Today’s discussions of Big Data analytics almost invariably center on Hadoop, which includes a set of complementary solutions that aid in the development, management, and deployment of very large data sets. The projects include Pig, Hive, Cassandra, HBase, Avro, Chukwa, Mahout, and Zookeeper. Hadoop projects frequently use Hive and Pig, while the NoSQL databases HBase and Cassandra provide database platforms for many Hadoop projects.
While Hadoop has gained recent attention, it’s neither the only solution nor the first. Problems involving Big Data have been around for a long time, particularly in scientific computing, and many solutions have been found for specific problem types within areas such as high-performance computing (HPC) and grid computing.
As the Hadoop/MapReduce ecosystem evolves, the RDBMS-based data warehousing environment has also been developing to meet the challenges of Big Data analytics. This has included various methods of incorporating Hadoop and MapReduce as well as the recent development of special analytic RDBMSs designed to handle Big Data problems. From the HPC space, for example, Message Passing Interface (MPI) and Bulk Synchronous Parallel (BSP) provide parallel programming capabilities for complex algorithms on large data sets and have been in use for many years. New capabilities, including Google’s Dremel, Pregel, and Percolator, are also being deployed and made available as open source for companies with an urgent requirement for Big Data analysis.

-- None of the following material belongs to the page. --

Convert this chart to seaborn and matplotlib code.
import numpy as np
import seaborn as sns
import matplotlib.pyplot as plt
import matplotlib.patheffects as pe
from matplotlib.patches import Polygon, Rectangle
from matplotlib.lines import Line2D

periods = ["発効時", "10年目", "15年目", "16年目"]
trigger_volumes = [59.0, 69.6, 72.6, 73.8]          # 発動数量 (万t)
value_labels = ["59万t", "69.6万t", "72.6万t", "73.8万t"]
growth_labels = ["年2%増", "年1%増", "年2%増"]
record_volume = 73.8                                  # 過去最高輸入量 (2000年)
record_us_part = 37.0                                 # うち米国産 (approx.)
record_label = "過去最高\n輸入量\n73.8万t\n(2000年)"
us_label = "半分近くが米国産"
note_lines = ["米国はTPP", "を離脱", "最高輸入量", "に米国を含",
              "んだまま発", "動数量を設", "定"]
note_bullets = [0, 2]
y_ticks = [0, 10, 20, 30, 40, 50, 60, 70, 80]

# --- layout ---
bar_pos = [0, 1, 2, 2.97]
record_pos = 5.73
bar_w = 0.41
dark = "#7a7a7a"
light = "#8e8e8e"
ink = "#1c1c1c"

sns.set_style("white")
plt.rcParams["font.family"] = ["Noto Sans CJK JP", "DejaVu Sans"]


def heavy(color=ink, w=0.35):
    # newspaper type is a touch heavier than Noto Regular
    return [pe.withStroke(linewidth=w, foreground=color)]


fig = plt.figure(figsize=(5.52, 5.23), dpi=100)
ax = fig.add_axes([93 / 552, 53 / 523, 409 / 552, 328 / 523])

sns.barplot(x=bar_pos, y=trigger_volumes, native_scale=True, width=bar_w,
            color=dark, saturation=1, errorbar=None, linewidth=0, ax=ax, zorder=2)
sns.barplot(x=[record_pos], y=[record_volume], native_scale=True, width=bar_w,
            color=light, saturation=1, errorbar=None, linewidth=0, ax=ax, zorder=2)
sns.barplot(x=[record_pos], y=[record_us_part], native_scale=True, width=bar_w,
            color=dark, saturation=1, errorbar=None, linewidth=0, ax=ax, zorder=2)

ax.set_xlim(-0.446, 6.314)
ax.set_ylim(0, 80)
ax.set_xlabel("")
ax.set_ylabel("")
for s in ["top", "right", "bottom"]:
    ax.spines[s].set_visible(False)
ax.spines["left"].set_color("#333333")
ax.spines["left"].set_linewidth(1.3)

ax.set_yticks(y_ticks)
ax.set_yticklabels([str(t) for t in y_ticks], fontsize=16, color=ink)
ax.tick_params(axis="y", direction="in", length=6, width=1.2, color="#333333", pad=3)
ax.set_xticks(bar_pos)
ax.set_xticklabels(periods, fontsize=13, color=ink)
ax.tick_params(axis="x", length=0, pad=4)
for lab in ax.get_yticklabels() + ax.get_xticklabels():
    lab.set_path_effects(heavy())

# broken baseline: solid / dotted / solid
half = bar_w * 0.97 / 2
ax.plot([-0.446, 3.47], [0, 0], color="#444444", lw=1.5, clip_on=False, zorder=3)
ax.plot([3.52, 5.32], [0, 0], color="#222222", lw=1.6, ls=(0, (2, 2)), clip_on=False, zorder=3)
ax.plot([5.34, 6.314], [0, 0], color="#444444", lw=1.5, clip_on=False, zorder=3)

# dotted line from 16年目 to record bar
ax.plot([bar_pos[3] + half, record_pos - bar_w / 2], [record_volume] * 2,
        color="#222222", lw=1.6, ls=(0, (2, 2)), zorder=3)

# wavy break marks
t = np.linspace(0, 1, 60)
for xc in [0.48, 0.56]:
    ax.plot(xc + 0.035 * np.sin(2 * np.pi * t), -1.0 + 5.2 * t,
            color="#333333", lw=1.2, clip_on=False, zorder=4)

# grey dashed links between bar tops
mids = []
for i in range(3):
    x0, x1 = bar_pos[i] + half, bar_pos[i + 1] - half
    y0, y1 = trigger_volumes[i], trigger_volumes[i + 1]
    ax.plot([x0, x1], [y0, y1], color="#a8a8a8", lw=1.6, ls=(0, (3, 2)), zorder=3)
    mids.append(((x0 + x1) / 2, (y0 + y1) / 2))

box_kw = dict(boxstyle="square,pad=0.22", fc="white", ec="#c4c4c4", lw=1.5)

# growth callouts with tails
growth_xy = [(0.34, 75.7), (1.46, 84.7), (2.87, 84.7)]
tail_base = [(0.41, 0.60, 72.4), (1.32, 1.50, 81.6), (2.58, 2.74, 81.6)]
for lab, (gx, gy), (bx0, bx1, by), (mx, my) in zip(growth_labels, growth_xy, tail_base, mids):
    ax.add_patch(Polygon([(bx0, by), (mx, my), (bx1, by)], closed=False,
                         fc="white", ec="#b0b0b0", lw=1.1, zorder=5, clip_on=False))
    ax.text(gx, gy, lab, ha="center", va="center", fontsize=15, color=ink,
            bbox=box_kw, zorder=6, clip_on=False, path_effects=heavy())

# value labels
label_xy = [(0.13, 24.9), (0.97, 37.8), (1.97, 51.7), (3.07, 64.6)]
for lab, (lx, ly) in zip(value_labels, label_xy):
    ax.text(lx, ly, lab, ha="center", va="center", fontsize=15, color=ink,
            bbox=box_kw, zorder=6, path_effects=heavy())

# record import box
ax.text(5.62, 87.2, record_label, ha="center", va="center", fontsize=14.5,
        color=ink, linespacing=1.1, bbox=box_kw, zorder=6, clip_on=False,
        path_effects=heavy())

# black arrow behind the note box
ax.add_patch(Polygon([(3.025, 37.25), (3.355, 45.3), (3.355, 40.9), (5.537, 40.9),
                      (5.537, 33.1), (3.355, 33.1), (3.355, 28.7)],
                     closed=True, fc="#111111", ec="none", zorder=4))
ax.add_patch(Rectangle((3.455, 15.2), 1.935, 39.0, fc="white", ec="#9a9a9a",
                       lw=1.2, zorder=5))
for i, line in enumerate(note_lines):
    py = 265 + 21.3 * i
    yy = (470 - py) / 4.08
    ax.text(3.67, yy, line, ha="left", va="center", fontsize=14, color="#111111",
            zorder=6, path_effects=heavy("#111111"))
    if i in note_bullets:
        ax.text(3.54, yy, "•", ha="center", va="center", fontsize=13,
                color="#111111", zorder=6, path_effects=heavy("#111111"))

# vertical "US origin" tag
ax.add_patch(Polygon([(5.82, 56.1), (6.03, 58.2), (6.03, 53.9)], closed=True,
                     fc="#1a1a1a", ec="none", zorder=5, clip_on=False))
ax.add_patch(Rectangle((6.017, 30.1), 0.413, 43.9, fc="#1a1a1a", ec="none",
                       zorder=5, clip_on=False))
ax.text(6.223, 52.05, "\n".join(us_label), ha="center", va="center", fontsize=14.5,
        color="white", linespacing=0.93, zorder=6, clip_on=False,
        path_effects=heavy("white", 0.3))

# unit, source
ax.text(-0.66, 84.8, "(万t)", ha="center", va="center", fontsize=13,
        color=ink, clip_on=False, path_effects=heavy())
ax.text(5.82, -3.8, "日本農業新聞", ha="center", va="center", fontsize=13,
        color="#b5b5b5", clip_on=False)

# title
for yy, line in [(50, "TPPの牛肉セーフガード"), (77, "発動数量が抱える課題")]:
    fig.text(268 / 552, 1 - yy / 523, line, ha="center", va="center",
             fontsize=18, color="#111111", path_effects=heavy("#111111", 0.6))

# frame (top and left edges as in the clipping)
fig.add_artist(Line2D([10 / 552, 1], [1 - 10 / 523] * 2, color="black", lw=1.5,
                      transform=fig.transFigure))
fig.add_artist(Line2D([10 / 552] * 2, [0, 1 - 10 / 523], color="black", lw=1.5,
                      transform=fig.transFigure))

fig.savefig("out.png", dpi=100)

Big Data analytics provides new capabilities but is only of value if it can be combined with other analytic and BI solutions. Since previous BI and analytics solutions have relied upon SQL and RDBMS, integration with SQL is important. This integration has ranged from the creation of SQL-ALike or SQL-Extended query languages to the use of Hadoop to extract data for insertion into data warehouses as a “super ETL” utility. Recent M&As have highlighted this strategy, most notably with Teradata’s acquisition of Aster Data and rival Greenplum being acquired by EMC.
In addition, vendors have adopted numerous strategies for accommodating SQL and MapReduce at the same time, including embedding SQL in MapReduce applications (Greenplum), adding traditional capabilities on top of Hadoop (IBM, Pentaho, Jaspersoft), providing an Hadoop connector for RDBMS (Aster Data), and layering SQL on top of Hadoop (Hadoop Hive). Including MapReduce in analytic RDBMS platforms potentially offers some of the best of both worlds.
Another important approach to Big Data is the creation of purpose-built processing appliances. We see IBM taking this path through its acquisition of appliance vendor Netezza and its development of Watson, which recently appeared as a “contestant” on the TV game show Jeopardy. These Big Data analytics appliances are basically “HPC in a cloud” devices that specialize in performing a range of analytic tasks, with processing efficiency built in at the hardware level. EMC has been active in this area through its acquisition of Greenplum, and HP has also been operating in this capacity, along with a number of smaller specialty firms.
Data volumes have soared astronomically in recent years, growing to include vast amounts of unstructured data that is capable of providing useful insights into the difficult problems that confront businesses in the 21st century. As data volumes have grown, however, conventional methods of storage and analysis are increasingly being challenged. The limits of conventional data warehousing methods based on RDBMSs have been exceeded in some cases, and new methods need to be found to extract meaningful information from enormous and often unstructured data stores.
Big Data analytics confronts issues that affect companies of all sizes, not just enterprises with large data processing departments. Costs have led to open source and cloud computing solutions, often in combination. Hadoop has emerged as the most important processing solution, but many others are available depending on the concerning problem. For data storage, retrieval, and accommodation of analytics for massive-scale data sets, NoSQL database systems have risen in importance. These systems, too, have been available for some time, but they have become particularly significant in the emerging Big Data analytics field, particularly as cloud-based processing brings these solutions down to a level where they can be used by smaller business, by departments, and for occasional queries.
While new solutions have emerged, it’s important to note that the traditional RDBMS and BI solutions vendors have acted to integrate Big Data offerings with their own solutions. These integrated offerings make it possible to find solutions to many of these problems without the difficulties of integration and customization.
Cloud computing and SaaS are also important elements of the growing movement toward Big Data analytics. There are now several vendors operating specifically in this area, providing solutions to special problems and offering lower-cost alternatives to inhouse processing.